Experienced procurement teams learn to evaluate variant requests against their actual business necessity. Does the organisation genuinely need three different logo versions, or is this a case of internal stakeholders treating the ordering process as a design exploration exercise? Will the Māori text variant actually be distributed to a distinct audience, or is it being ordered "just in case" at a quantity that will sit in storage for years? These questions have direct cost implications that should be weighed before finalising specifications.
The practical guidance that emerges from understanding production changeover economics is straightforward: treat each variant as a separate order when evaluating costs, even if it will be placed on a single purchase order. If the per-unit economics of a 1,000-unit order are acceptable for each variant, proceed. If the budget was built around 3,000-unit pricing but the actual production will be three 1,000-unit runs, the budget needs revision. Suppliers who quote multi-variant orders without adjusting for changeover costs are either absorbing those costs themselves (unlikely at competitive margins) or will surface them as unexpected line items later in the process.

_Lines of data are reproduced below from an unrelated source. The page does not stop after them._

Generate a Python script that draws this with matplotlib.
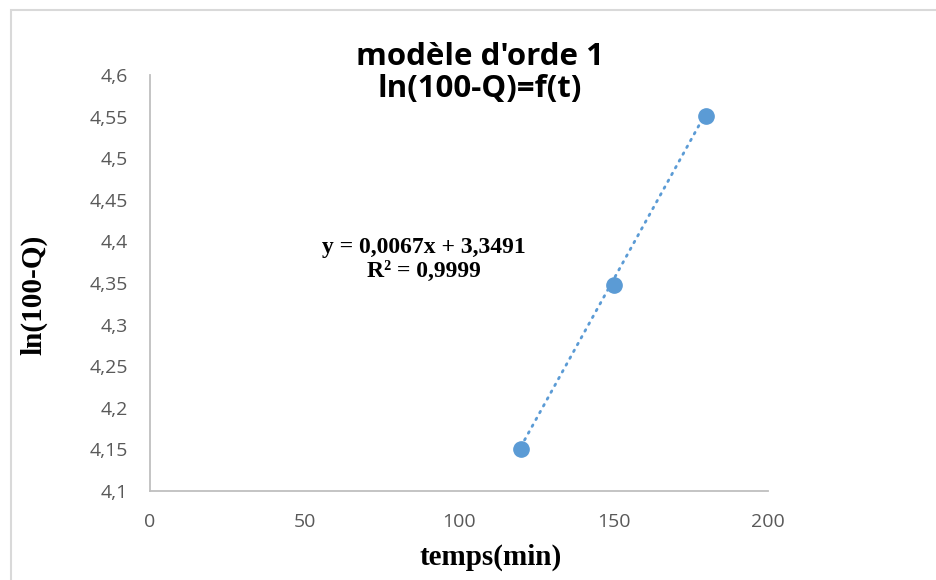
import numpy as np
import matplotlib.pyplot as plt
from matplotlib.patches import Rectangle
from matplotlib.ticker import FuncFormatter

# Données cinétiques : temps (min) et ln(100-Q)
temps = [120, 150, 180]
ln_q = [4.1505, 4.3476, 4.5507]

# Droite de tendance affichée
pente = 0.0067
ordonnee = 3.3491
r2 = 0.9999

x_ticks = [0, 50, 100, 150, 200]
y_ticks = [4.1, 4.15, 4.2, 4.25, 4.3, 4.35, 4.4, 4.45, 4.5, 4.55, 4.6]

bleu = '#5B9BD5'
gris = '#595959'

fig = plt.figure(figsize=(9.36, 5.8), dpi=100)
ax = fig.add_axes([150/936, 1 - 491/580, 618/936, 416/580])

# cadre du graphique
fig.patches.append(Rectangle((11/936, -0.1), 1.2, 1 - 10/580 + 0.1, transform=fig.transFigure,
                             fill=False, edgecolor='#D9D9D9', linewidth=1.5))

xt = np.array([temps[0], temps[-1]])
ax.plot(xt, pente * xt + ordonnee, linestyle=(0, (0.6, 2.2)), dash_capstyle='round',
        color=bleu, linewidth=2.0, zorder=2)
ax.plot(temps, ln_q, 'o', color=bleu, markersize=11, zorder=3)

ax.set_xlim(0, 200)
ax.set_ylim(4.1, 4.6)
ax.set_xticks(x_ticks)
ax.set_yticks(y_ticks)

fmt = FuncFormatter(lambda v, p: ('%g' % round(v, 2)).replace('.', ','))
ax.xaxis.set_major_formatter(fmt)
ax.yaxis.set_major_formatter(fmt)
ax.tick_params(length=0, labelsize=14, labelcolor=gris, pad=16)
for lab in ax.get_xticklabels() + ax.get_yticklabels():
    lab.set_family('Open Sans')

for s in ['top', 'right']:
    ax.spines[s].set_visible(False)
for s in ['left', 'bottom']:
    ax.spines[s].set_color('#BFBFBF')
    ax.spines[s].set_linewidth(1.3)

fig.text(480/936, 1 - 65/580, "modèle d'orde 1", ha='center', va='baseline',
         fontsize=22.5, fontweight='bold', family='Open Sans')
fig.text(480/936, 1 - 97/580, "ln(100-Q)=f(t)", ha='center', va='baseline',
         fontsize=22.5, fontweight='bold', family='Open Sans')

fig.text(491/936, 1 - 557/580, 'temps(min)', ha='center', va='center',
         fontsize=21, fontweight='bold', family='Liberation Serif')
fig.text(34/936, 1 - 295/580, 'ln(100-Q)', ha='center', va='center', rotation=90,
         fontsize=21, fontweight='bold', family='Liberation Serif')

ligne1 = 'y = %sx + %s' % (str(pente).replace('.', ','), str(ordonnee).replace('.', ','))
ligne2 = 'R² = %s' % str(r2).replace('.', ',')
fig.text(424/936, 1 - 253/580, ligne1, ha='center', va='baseline', fontsize=17,
         fontweight='bold', family='Liberation Serif')
fig.text(424/936, 1 - 277/580, ligne2, ha='center', va='baseline', fontsize=17,
         fontweight='bold', family='Liberation Serif')

fig.savefig('out.png', dpi=100)
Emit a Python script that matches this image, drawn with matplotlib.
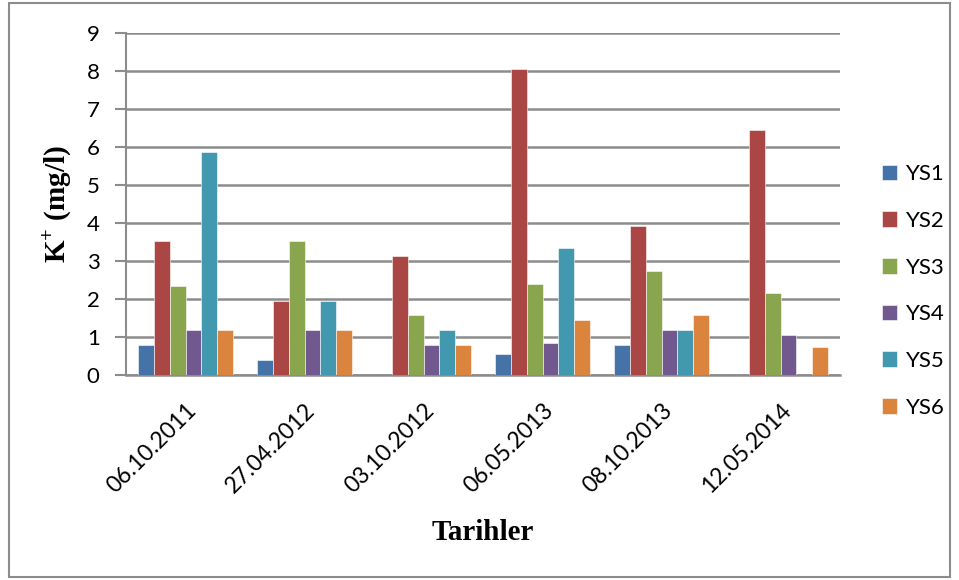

For organisations that genuinely require multiple variants, the cost-effective approach is often to standardise as much as possible and vary only what is truly necessary. A single logo with department names added via a secondary, lower-cost marking method. A consistent design with colour variations achieved through material selection rather than printing. These compromises may not satisfy every internal stakeholder's initial vision, but they align the order structure with production realities in ways that protect the procurement budget.
The underlying principle is that production lines are optimised for consistency, not variety. Every variation introduces friction—setup time, calibration, quality validation, material waste. That friction has a cost, and that cost is ultimately borne by the buyer. Recognising this dynamic before finalising order specifications allows procurement teams to make informed trade-offs rather than discovering the true cost of variety after the invoice arrives.